A geometric question on the commutativity of inner products with symmetric matrices. I've been trying (without success) to graphically understand why, if $S$ is a symmetric matrix, and I've got two random vectors $\vec{a}$ and $\vec{b}$, then:
$$\vec{a}^TS\vec{b}=\vec{b}^TS\vec{a}$$
I know that I could algebraically prove the above by just taking the transpose of the entire thing, and since the transpose of a symmetric matrix is just the diagonal matrix itself, and the transpose of a number is just that number, then:
$$\vec{a}^TS\vec{b}=\vec{b}^TS^T\vec{a}=\vec{b}^TS\vec{a}$$

If we accept the computational definition of the dot product, proving this is even easier!
Let $a_0,a_1 ...$ be the components of $\vec{a}$ along the eigenvectors of the symmetric matrix, which is an ortho-scaling transformation. That is, it scales space in orthogonal directions, in the directions of its eigenvectors, but doesn't rotate them.
Additionally, let $b_0, b_1...$ be the components of $\vec{b}$ along the eigenvectors of $S$. 
Finally, let $\lambda_0, \lambda_1 ...$ be the diagonal entries of $S$. Then...
$\vec{a}^TS\vec{b}=a_0\lambda_0b_0 + a_1\lambda_1b_1 + a_2\lambda_2b_2+...$
...while
$\vec{b}^TS\vec{a}=b_0\lambda_0a_0 + b_1\lambda_1a_1 + b_2\lambda_2a_2+...$
...which are obviously the exact same thing. 
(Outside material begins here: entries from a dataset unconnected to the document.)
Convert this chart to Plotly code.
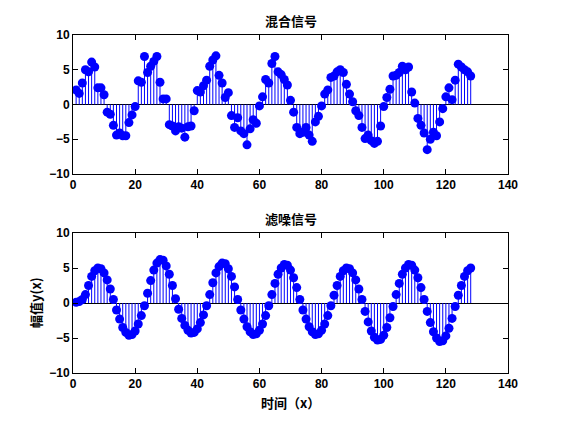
import plotly.graph_objects as go

n = list(range(1, 129))

mixed = [2.1, 1.6, 3.1, 5.0, 4.7, 6.1, 5.4, 2.4, 2.4, 1.4,
         -1.1, -1.4, -3.0, -4.4, -4.1, -4.5, -4.5, -2.6, -1.5, -0.3,
         3.4, 3.2, 6.9, 4.6, 5.5, 6.2, 6.9, 3.2, 0.8, 0.8,
         -2.9, -3.1, -3.8, -3.2, -3.4, -4.7, -3.2, -3.1, -0.9, 2.0,
         1.8, 2.7, 3.5, 5.5, 6.4, 7.0, 4.2, 3.1, 1.0, 1.7,
         -1.6, -3.3, -1.9, -3.8, -4.2, -5.8, -3.5, -2.2, -2.7, -0.2,
         1.1, 3.6, 3.1, 5.9, 6.9, 4.7, 4.3, 3.6, 2.8, 0.6,
         -1.1, -3.3, -4.2, -4.0, -3.3, -4.4, -5.3, -2.5, -1.7, -0.2,
         1.5, 2.1, 3.9, 4.1, 4.7, 5.0, 4.6, 2.9, 1.5, 0.4,
         -0.9, -1.6, -3.3, -4.9, -4.4, -5.2, -5.6, -5.3, -3.1, -0.3,
         1.0, 2.2, 4.1, 4.2, 4.6, 5.5, 5.0, 5.4, 1.8, 0.2,
         -2.0, -3.0, -4.1, -6.5, -5.0, -4.0, -4.5, -2.5, -0.6, 1.1,
         2.4, 0.7, 3.5, 5.8, 5.4, 5.0, 4.7, 4.1]

filtered = [0.1, 0.2, 0.5, 1.2, 2.5, 3.8, 4.6, 5.0, 4.9, 4.3,
            3.3, 2.0, 0.5, -1.0, -2.3, -3.5, -4.2, -4.6, -4.5, -4.0,
            -3.0, -1.8, -0.4, 1.4, 3.2, 4.7, 5.7, 6.2, 6.1, 5.3,
            4.1, 2.5, 0.6, -0.9, -2.2, -3.2, -3.9, -4.3, -4.2, -3.7,
            -2.8, -1.7, -0.4, 1.2, 2.9, 4.3, 5.2, 5.7, 5.6, 4.9,
            3.8, 2.3, 0.5, -1.0, -2.3, -3.4, -4.1, -4.5, -4.4, -3.9,
            -3.0, -1.8, -0.4, 1.2, 2.8, 4.1, 5.0, 5.5, 5.4, 4.7,
            3.6, 2.2, 0.5, -1.0, -2.3, -3.4, -4.1, -4.5, -4.4, -3.9,
            -3.0, -1.8, -0.4, 1.1, 2.5, 3.8, 4.6, 5.0, 4.9, 4.3,
            3.3, 2.0, 0.5, -1.2, -2.7, -4.0, -4.9, -5.3, -5.2, -4.6,
            -3.5, -2.1, -0.5, 1.2, 2.8, 4.1, 5.0, 5.5, 5.4, 4.7,
            3.6, 2.2, 0.5, -1.2, -2.8, -4.1, -5.0, -5.5, -5.4, -4.7,
            -3.6, -2.2, -0.5, 1.1, 2.5, 3.8, 4.6, 5.0]

x_ticks = [0, 20, 40, 60, 80, 100, 120, 140]
y_ticks = [-10, -5, 0, 5, 10]
titles = ["混合信号", "滤噪信号"]
xlabel = "时间（x）"
ylabel = "幅值y(x)"

BLUE = "#0000FF"


def stems(x, y):
    xs, ys = [], []
    for a, b in zip(x, y):
        xs += [a, a, None]
        ys += [0, b, None]
    return xs, ys


fig = go.Figure()
for i, vals in enumerate([mixed, filtered]):
    xa = "x" if i == 0 else "x2"
    ya = "y" if i == 0 else "y2"
    sx, sy = stems(n, vals)
    fig.add_trace(go.Scatter(x=sx, y=sy, mode="lines", xaxis=xa, yaxis=ya,
                             line=dict(color=BLUE, width=1), hoverinfo="skip",
                             showlegend=False))
    fig.add_trace(go.Scatter(x=n, y=vals, mode="markers", xaxis=xa, yaxis=ya,
                             marker=dict(color=BLUE, size=9, line=dict(width=0)),
                             showlegend=False))

tickfont = dict(family="Liberation Sans", size=12, color="black", weight="bold")
axis_common = dict(range=[0, 140], tickvals=x_ticks, ticks="inside", ticklen=5,
                   showline=True, linecolor="black", linewidth=1, mirror="allticks",
                   showgrid=False, zeroline=False, tickfont=tickfont, tickcolor="black")
yaxis_common = dict(range=[-10, 10], tickvals=y_ticks, ticks="inside", ticklen=5,
                    showline=True, linecolor="black", linewidth=1, mirror="allticks",
                    showgrid=False, zeroline=True, zerolinecolor="black", zerolinewidth=1,
                    tickfont=tickfont, tickcolor="black")

# page has an 8px body margin; axes boxes in page pixels: x 73..508, y 35..174 / 233..373
top_bottom = (373 - 174) / 338
bot_top = (373 - 233) / 338

fig.update_layout(
    width=553, height=413,
    margin=dict(l=65, r=53, t=27, b=48),
    paper_bgcolor="white", plot_bgcolor="white",
    xaxis=dict(axis_common, domain=[0, 1], anchor="y"),
    yaxis=dict(yaxis_common, domain=[top_bottom, 1], anchor="x"),
    xaxis2=dict(axis_common, domain=[0, 1], anchor="y2"),
    yaxis2=dict(yaxis_common, domain=[0, bot_top], anchor="x2"),
)

cjk = dict(family="Noto Sans CJK SC", size=13, color="black", weight="bold")
fig.add_annotation(text=titles[0], x=0.5, y=(373 - 20) / 338, xref="paper", yref="paper",
                   showarrow=False, font=cjk, yanchor="middle")
fig.add_annotation(text=titles[1], x=0.5, y=(373 - 218) / 338, xref="paper", yref="paper",
                   showarrow=False, font=cjk, yanchor="middle")
fig.add_annotation(text=xlabel, x=0.5, y=(373 - 402) / 338, xref="paper", yref="paper",
                   showarrow=False, font=cjk, yanchor="middle")
fig.add_annotation(text=ylabel, x=(35 - 73) / 435, y=(373 - 303) / 338, xref="paper", yref="paper",
                   showarrow=False, font=cjk, textangle=-90, xanchor="center", yanchor="middle")

fig.write_html("out.html")
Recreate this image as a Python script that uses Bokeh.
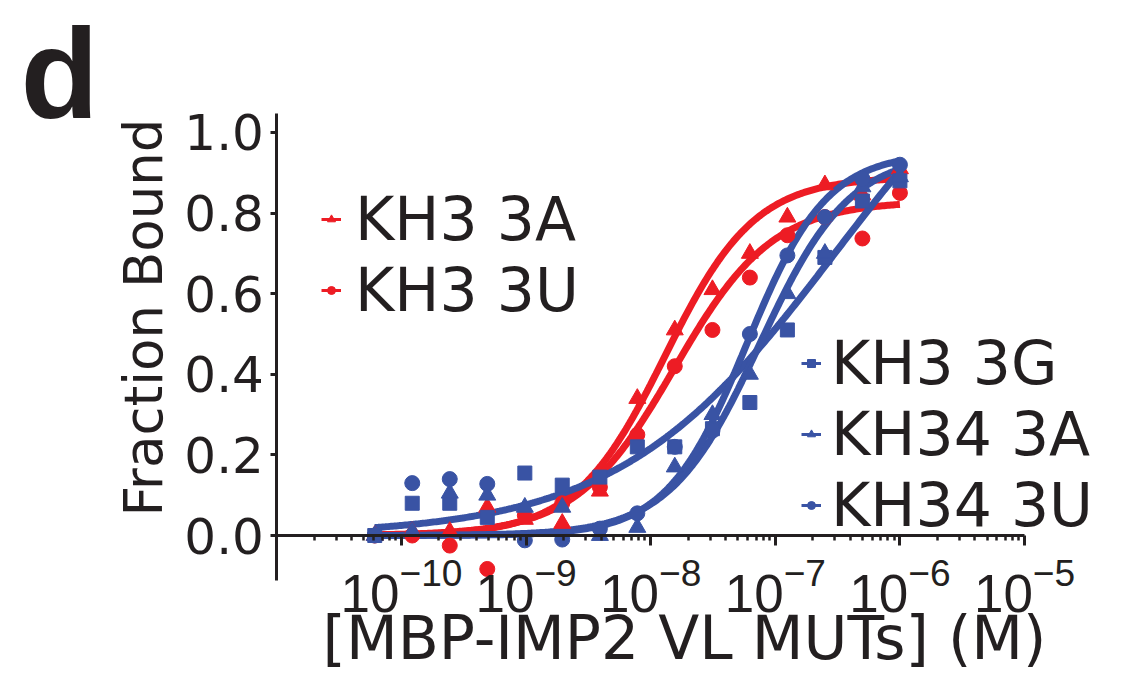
import numpy as np
from bokeh.plotting import figure
from bokeh.models import (Range1d, FixedTicker, LogTickFormatter, NumeralTickFormatter,
                          Legend, LegendItem, Label)
from bokeh.embed import file_html
from bokeh.resources import INLINE

# ---------------- data ----------------
conc = [6.1e-11, 1.22e-10, 2.44e-10, 4.88e-10, 9.77e-10, 1.95e-9, 3.91e-9, 7.81e-9,
        1.56e-8, 3.13e-8, 6.25e-8, 1.25e-7, 2.5e-7, 5e-7, 1e-6]

kh3_3a = [0.0, 0.01, 0.01, 0.07, 0.04, 0.03, 0.11, 0.34, 0.51, 0.61, 0.70, 0.79, 0.87, 0.845, 0.91]
kh3_3u = [0.0, 0.0, -0.025, -0.083, 0.05, 0.08, 0.12, 0.25, 0.42, 0.51, 0.64, 0.745, 0.79, 0.737, 0.85]
kh3_3g = [0.0, 0.08, 0.08, 0.045, 0.155, 0.125, 0.145, 0.22, 0.22, 0.265, 0.33, 0.51, 0.69, 0.83, 0.88]
kh34_3a = [0.0, 0.01, 0.105, 0.10, 0.07, 0.07, 0.0, 0.02, 0.17, 0.30, 0.40, 0.60, 0.70, 0.865, 0.89]
kh34_3u = [0.0, 0.13, 0.14, 0.128, -0.012, -0.01, 0.017, 0.055, 0.22, 0.26, 0.50, 0.695, 0.79, 0.885, 0.92]

# Hill-fit parameters (Bmax, Kd, n)
fit_kh3_3a = (0.89, 1.3e-8, 1.2)
fit_kh3_3u = (0.83, 1.55e-8, 1.1)
fit_kh3_3g = (1.4, 3.0e-7, 0.5)
fit_kh34_3a = (0.95, 7.5e-8, 1.2)
fit_kh34_3u = (0.95, 5.9e-8, 1.35)

labels = ["KH3 3A", "KH3 3U", "KH3 3G", "KH34 3A", "KH34 3U"]
x_ticks = [1e-10, 1e-9, 1e-8, 1e-7, 1e-6, 1e-5]
y_ticks = [0.0, 0.2, 0.4, 0.6, 0.8, 1.0]

RED = "#ED1C24"
BLUE = "#3953A4"
INK = "#231F20"
FONT = "DejaVu Sans"

W, H = 1111, 673
p = figure(width=W, height=H, x_axis_type="log",
           x_range=Range1d(10 ** -13.218, 10 ** -4.302), y_range=Range1d(-0.3424, 1.3275),
           output_backend="svg", toolbar_location=None,
           min_border_left=0, min_border_right=0, min_border_top=0, min_border_bottom=0)
p.title.visible = False
p.outline_line_color = None
p.grid.visible = False
p.background_fill_color = "white"

xs = np.logspace(np.log10(conc[0]), np.log10(conc[-1]), 300)


def hill(params):
    b, k, n = params
    return b * xs ** n / (k ** n + xs ** n)


series = [
    (kh3_3a, fit_kh3_3a, RED, "triangle", 17),
    (kh3_3u, fit_kh3_3u, RED, "circle", 15),
    (kh3_3g, fit_kh3_3g, BLUE, "square", 14),
    (kh34_3a, fit_kh34_3a, BLUE, "triangle", 17),
    (kh34_3u, fit_kh34_3u, BLUE, "circle", 15),
]

for ys, fit, col, mk, sz in series:
    p.line(xs, hill(fit), line_color=col, line_width=7)
for ys, fit, col, mk, sz in series:
    p.scatter(conc, ys, marker=mk, size=sz, fill_color=col, line_color=col)

# legend proxies (hidden on the plot, drawn only as legend glyphs)
legend_items = []
for (ys, fit, col, mk, sz), lab in zip(series, labels):
    lr = p.line(conc, ys, line_color=col, line_width=3, visible=False)
    sr = p.scatter(conc, ys, marker=mk, size=14, fill_color=col, line_color=col, visible=False)
    legend_items.append(LegendItem(label=lab, renderers=[lr, sr]))

common = dict(padding=0, margin=0, border_line_color=None, background_fill_alpha=0,
              inactive_fill_alpha=0,
              label_text_font=FONT, label_text_font_size="60px", label_text_color=INK,
              glyph_width=20, glyph_height=20, label_height=20, spacing=0)
# one legend per entry so that the row spacing matches the reference
legend_locs = [(321, 419), (321, 348), (801, 275), (801, 204), (801, 133)]
legend_standoff = [14, 14, 10, 10, 10]
for item, loc, so in zip(legend_items, legend_locs, legend_standoff):
    p.add_layout(Legend(items=[item], location=loc, label_standoff=so, **common), "center")

# axes (fixed in data space, bounded like the reference)
xa = p.xaxis[0]
xa.fixed_location = 0
xa.bounds = (1e-11, 1e-5)
xa.ticker = FixedTicker(ticks=x_ticks,
                        minor_ticks=[m * 10.0 ** e for e in range(-11, -5) for m in range(2, 10)])
xa.formatter = LogTickFormatter()
xa.axis_line_width = 3
xa.axis_line_color = INK
xa.major_tick_line_width = 3
xa.major_tick_line_color = INK
xa.minor_tick_line_width = 2.5
xa.minor_tick_line_color = INK
xa.major_tick_in = 0
xa.major_tick_out = 10
xa.minor_tick_in = 0
xa.minor_tick_out = 5
xa.major_label_standoff = 12
xa.major_label_text_font = "Liberation Sans"
xa.major_label_text_font_size = "53px"
xa.major_label_text_color = INK

ya = p.yaxis[0]
ya.fixed_location = 1e-11
ya.bounds = (-0.112, 1.047)
ya.ticker = FixedTicker(ticks=y_ticks)
ya.formatter = NumeralTickFormatter(format="0.0")
ya.axis_line_width = 3
ya.axis_line_color = INK
ya.major_tick_line_width = 3
ya.major_tick_line_color = INK
ya.major_tick_in = 0
ya.major_tick_out = 6
ya.minor_tick_line_color = None
ya.major_label_standoff = 7
ya.major_label_text_font = FONT
ya.major_label_text_font_size = "50px"
ya.major_label_text_color = INK

# axis titles and panel letter (screen units = canvas px from bottom-left)
p.add_layout(Label(x=143, y=356, x_units="screen", y_units="screen", angle=np.pi / 2,
                   text="Fraction Bound", text_font=FONT, text_font_size="53px",
                   text_align="center", text_baseline="alphabetic", text_color=INK))
p.add_layout(Label(x=684, y=36, x_units="screen", y_units="screen",
                   text="[MBP-IMP2 VL MUTs] (M)", text_font=FONT, text_font_size="60px",
                   text_align="center", text_baseline="alphabetic", text_color=INK))
p.add_layout(Label(x=20, y=600, x_units="screen", y_units="screen",
                   text="d", text_font="Liberation Sans", text_font_size="128px",
                   text_font_style="bold",
                   text_align="left", text_baseline="alphabetic", text_color=INK))

open("out.html", "w").write(file_html(p, INLINE))
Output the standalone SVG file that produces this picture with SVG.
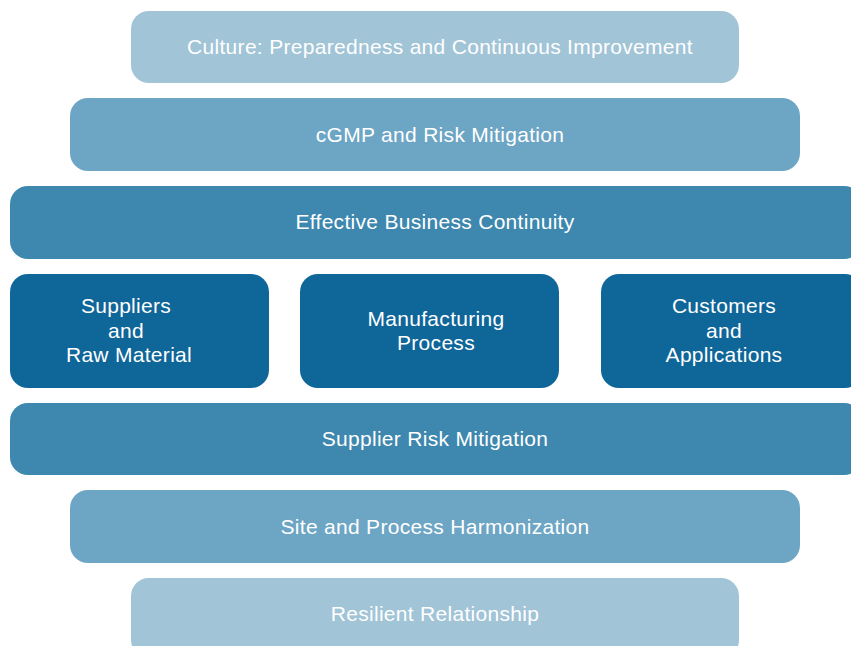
<svg xmlns="http://www.w3.org/2000/svg" width="851" height="646" viewBox="0 0 851 646">
<style>
.l1{fill:#A1C4D7}.l2{fill:#6DA5C4}.l3{fill:#3E87AE}.l4{fill:#0F6699}
text{font-family:"Liberation Sans",Arial,sans-serif;font-size:21px;letter-spacing:0.3px;fill:#ffffff;text-anchor:middle}
</style>
<g id="culture"><rect class="l1" x="131" y="11" width="608" height="72" rx="18"/><text x="440" y="54">Culture: Preparedness and Continuous Improvement</text></g>
<g id="cgmp"><rect class="l2" x="70" y="98" width="730" height="73" rx="18"/><text x="440" y="142">cGMP and Risk Mitigation</text></g>
<g id="ebc"><rect class="l3" x="10" y="186" width="852" height="73" rx="18"/><text x="435" y="229">Effective Business Continuity</text></g>
<g id="suppliers"><rect class="l4" x="10" y="274" width="259" height="114" rx="18"/><text x="126" y="313">Suppliers</text><text x="126" y="338">and</text><text x="129" y="362">Raw Material</text></g>
<g id="manufacturing"><rect class="l4" x="300" y="274" width="259" height="114" rx="18"/><text x="436" y="326">Manufacturing</text><text x="436" y="350">Process</text></g>
<g id="customers"><rect class="l4" x="601" y="274" width="262" height="114" rx="18"/><text x="724" y="313">Customers</text><text x="724" y="338">and</text><text x="724" y="362">Applications</text></g>
<g id="srm"><rect class="l3" x="10" y="403" width="852" height="72" rx="18"/><text x="435" y="446">Supplier Risk Mitigation</text></g>
<g id="site"><rect class="l2" x="70" y="490" width="730" height="73" rx="18"/><text x="435" y="534">Site and Process Harmonization</text></g>
<g id="resilient"><rect class="l1" x="131" y="578" width="608" height="80" rx="18"/><text x="435" y="621">Resilient Relationship</text></g>
<g id="connectors"></g>
</svg>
So, computationally, it works. But I'm trying to gain some graphical intuition.
Thinking of this graphically, $S$ is the symmetric matrix, scaling space in orthogonal directions by their eigenvalues.
The inner product of two vectors is the magnitude of the projection of one vector onto the other multiplied by the magnitude of the other.
Here's a graphical demonstration of what I"m saying. I made the eigenvectors of $S$ point in the cartesian directions, for simplicity. That is, in this case, $S$ is a diagonal matrix, so in the pictures, I've instead denoted it with a $D$.
The double bars around the vectors mean "the magnitude of", and the double arrows means "the projection of (the vector on the left of the double arrows) onto (the vector on the right of the double arrows)."




Can anyone intuitively see why the two would be equal? I can't, and its really bothering me!
 A: The reason can essentially be seen through the spectral theorem.  Recall first that a matrix $A$ is diagonalizable if it can be written as $A = SDS^{-1}$, where $D$ is diagonal and $S$ is invertible.  What this decomposition "instructs" the basis vectors to do is to transform your current basis to the basis in the columns of $S$ (this is done by multiplying by $S^{-1}$ on your original basis).  The matrix $A$ in this new basis looks diagonal, hence you multiply by $D$.  Finally, you want to transform back to the original basis of your problem so you multiply by $S$.
In the particular case of symmetric matrices, we have a guarantee on diagonalizability by the spectral theorem:

Spectral Theorem: If $A$ is a symmetric, then there exists an orthogonal matrix $P$ and a diagonal matrix $D$ with real diagonal
  entries where $A = PDP^T$.  In particular, the diagonal entries of $D$
  are the eigenvalues of $A$ and the columns of $P$ are the
  corresponding orthonormal eigenvectors.

If we want to visualize this geometrically, we think of $A$ as having a special basis where it looks diagonal, hence in that basis all that the matrix does is stretch, shrink, and possibly flip each basis direction.  The matrix $P$ then just encodes how to transform to this basis (via $P^T$) and then transform back (via $P$).  
If we consider the inner product $x^TAy$ for vectors $x,y$ in our vector space, we can decompose $A$ as 
$$
x^TAy \;\; =\;\; x^TPDP^Ty \;\; =\;\; \left (P^Tx\right )^TD \left (P^Ty\right ) \;\; =\;\; \widetilde{x}^TD\widetilde{y}.
$$
Therefore under the change of basis with $P^T$ we see that the vectors $\widetilde{x}$ and $\widetilde{y}$ just have their components multiplied and then scaled via the components of $D$.  Therefore, under this change of basis, it shouldn't really matter which one you multiply first.  It should be the same as writing $\widetilde{y}^TD\widetilde{x}$ and this is equivalent to $y^TAx$.